De maaltijden die ik samen met mijn moeder hield op zondag en maandag waren denk ik de eerste keer sinds het begin van de Coronatijd dat ik niet alleen aan het eten zat in mijn eigen woonst. Wel ben ik met Kerstmis nog bij anderen op het eten genodigd (dank daarvoor!), maar mijn eigen tafel heeft meer dan een jaar lang geen gasten gehad. Misschien is dat nog wel voor mij het meest heftige van al die Corona-beperkingen – en mogelijk is dit voor veel mensen een herkenbare ervaring. Ook in de kerk hebben we al zo ontzettend lang geen avondmaal kunnen vieren samen, zelfs niet in die korte tijd dat de kerk wel open was. Ook dat voelt als een schrijnend gemis. Want ook of juist die rituele maaltijd samen, die de avondmaalsviering is, betekent zoveel voor ons samen kerk zijn.

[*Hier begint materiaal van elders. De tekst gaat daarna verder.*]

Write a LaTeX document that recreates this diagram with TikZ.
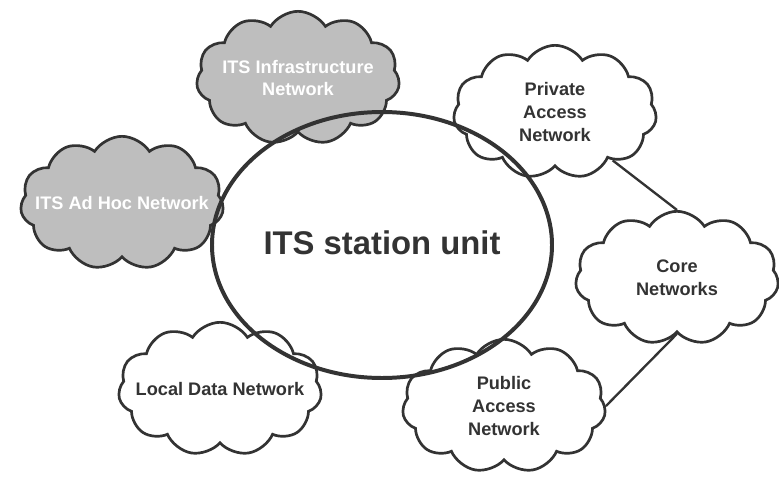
\documentclass[tikz,border=0pt]{standalone}
\usepackage{fontspec}
\setmainfont{Liberation Sans}
\usetikzlibrary{shapes.symbols}
\definecolor{lineGray}{HTML}{333333}
\definecolor{cloudGray}{HTML}{BEBEBE}
\begin{document}
\begin{tikzpicture}[x=0.03cm,y=-0.03cm,
    netbox/.style={cloud, cloud puffs=11, cloud puff arc=115, aspect=1.5,
        draw=lineGray, line width=2.3pt, fill=white,
        minimum width=6.1cm, minimum height=4cm, inner sep=0pt},
    nettext/.style={align=center, font=\bfseries\fontsize{15.5}{19.5}\selectfont},
    net/.style={netbox, label={[nettext, text=lineGray]center:#1}},
    itsnet/.style={netbox, fill=cloudGray, label={[nettext, text=white]center:#1}},
    link/.style={draw=lineGray, line width=2pt}]
    \useasboundingbox (0,0) rectangle (779,479);
    \node[itsnet={ITS Infrastructure\\Network}] (infra) at (298,78) {};
    \node[itsnet={ITS Ad Hoc Network}] (adhoc) at (122,203) {};
    \node[net={Private\\Access\\Network}] (private) at (555,112) {};
    \node[net={Core\\Networks}] (core) at (677,278) {};
    \node[net={Public\\Access\\Network}] (public) at (504,406) {};
    \node[net={Local Data Network}] (local) at (220,389) {};
    \draw[link] (private.-40) -- (core.north);
    \draw[link] (core.south) -- (public.east);
    \draw[draw=lineGray, line width=3.4pt] (382,245) ellipse [x radius=170, y radius=-133];
    \node[text=lineGray, font=\bfseries\fontsize{28}{34}\selectfont] (unit) at (382,243) {ITS station unit};
\end{tikzpicture}
\end{document}
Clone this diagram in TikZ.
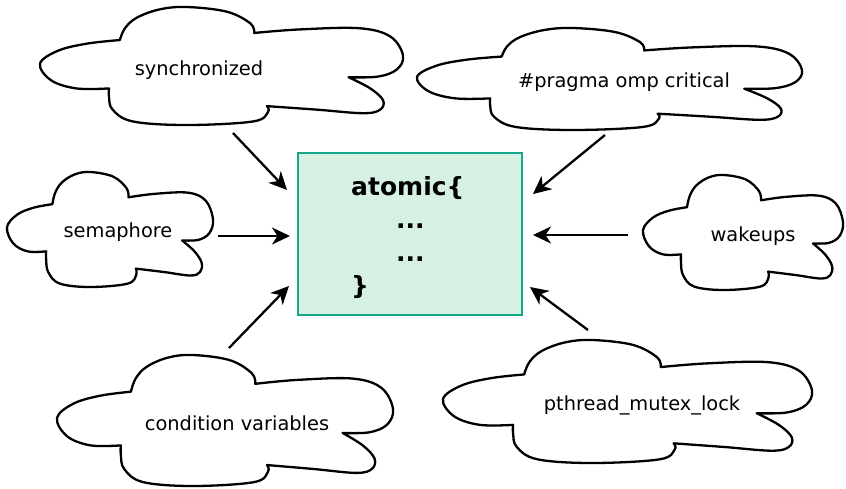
\documentclass[tikz,border=0pt]{standalone}
\usepackage{fontspec}
\setmainfont{DejaVu Sans}
\usetikzlibrary{arrows.meta}
\definecolor{boxfill}{HTML}{D6F0E4}
\definecolor{boxline}{HTML}{16A88A}
\tikzset{
  cloudline/.style={line width=2.3pt, line join=round, black},
  cloudtext/.style={font=\fontsize{19.4}{23}\selectfont, inner sep=0pt},
  codetext/.style={font=\fontsize{25}{30}\selectfont\bfseries, inner sep=0pt, anchor=base west},
  arr/.style={line width=2.3pt, -{Stealth[length=18pt,width=17pt,inset=5.5pt]}},
}
\newcommand\drawcloud[4]{%
  \begin{scope}[shift={(#1,#2)},xscale=#3,yscale=#4]
    \draw[cloudline]
      plot[smooth,tension=0.6] coordinates {(0.22,0.28) (0.234,0.18) (0.267,0.09) (0.33,0.02) (0.405,0) (0.515,0.04) (0.58,0.14) (0.59,0.22)}
      -- plot[smooth,tension=0.6] coordinates {(0.59,0.22) (0.716,0.19) (0.88,0.18) (0.965,0.25) (1.0,0.41) (0.983,0.53) (0.93,0.59) (0.85,0.595)}
      -- plot[smooth,tension=0.6] coordinates {(0.85,0.595) (0.91,0.69) (0.945,0.79) (0.937,0.87) (0.89,0.90) (0.763,0.87) (0.625,0.84)}
      -- plot[smooth,tension=0.6] coordinates {(0.625,0.84) (0.628,0.89) (0.587,0.97) (0.405,1.0) (0.256,0.97) (0.20,0.87) (0.19,0.76) (0.19,0.69)}
      -- plot[smooth,tension=0.6] coordinates {(0.19,0.69) (0.10,0.69) (0.03,0.62) (0.0,0.48) (0.05,0.37) (0.13,0.31) (0.22,0.28)}
      -- cycle;
  \end{scope}}
\begin{document}
\begin{tikzpicture}[x=1pt,y=-1pt]
\useasboundingbox (0,0) rectangle (846,488);
% clouds
\drawcloud{40}{7}{363}{118}
\drawcloud{417}{28}{385}{102}
\drawcloud{7}{172}{206}{115}
\drawcloud{643}{175}{200}{115}
\drawcloud{57}{355}{336}{131}
\drawcloud{443}{340}{369}{123}
% cloud texts
\node[cloudtext] (sync) at (199,70) {synchronized};
\node[cloudtext] (pragma) at (624,82) {\#pragma omp critical};
\node[cloudtext] (sem) at (118,232) {semaphore};
\node[cloudtext] (wake) at (753,236) {wakeups};
\node[cloudtext] (cond) at (237,423) {condition variables};
\node[cloudtext] (pth) at (642,405) {pthread\_mutex\_lock};
% central box
\node[draw=boxline, fill=boxfill, line width=2pt, minimum width=224pt, minimum height=162pt, inner sep=0pt] (box) at (410,234) {};
\node[codetext] (l1) at (351,195) {atomic\{};
\node[codetext] (l2) at (396,228) {...};
\node[codetext] (l3) at (396,261) {...};
\node[codetext] (l4) at (351,294) {\}};
% arrow end points
\coordinate (a1) at (233,133); \coordinate (b1) at (287,190);
\coordinate (a2) at (218,236); \coordinate (b2) at (290,236);
\coordinate (a3) at (229,348); \coordinate (b3) at (289,286);
\coordinate (a4) at (605,135); \coordinate (b4) at (533,194);
\coordinate (a5) at (628,235); \coordinate (b5) at (533,235);
\coordinate (a6) at (588,330); \coordinate (b6) at (530,287);
\draw[arr] (a1) -- (b1);
\draw[arr] (a2) -- (b2);
\draw[arr] (a3) -- (b3);
\draw[arr] (a4) -- (b4);
\draw[arr] (a5) -- (b5);
\draw[arr] (a6) -- (b6);
\end{tikzpicture}
\end{document}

Vanavond ga ik weer alleen aan tafel. En dan probeer ik me toch maar te houden aan de woorden van mijn dierbare Amerikaanse collega, Nadia Bolz-Weber. Heer, ik weet niet wanneer we weer samen kunnen komen om Uw aanwezigheid te vieren, zo schreef zij een jaar geleden al. Daarom vraag ik voor dit moment alleen: als ik aan tafel ga in mijn eigen woonst, en opnieuw een zelf bereide maaltijd eet, langzaam, met vreugde, met niets anders dat mijn tijd of aandacht opeist: laat het dan voor U tellen als de Maaltijd des Heren.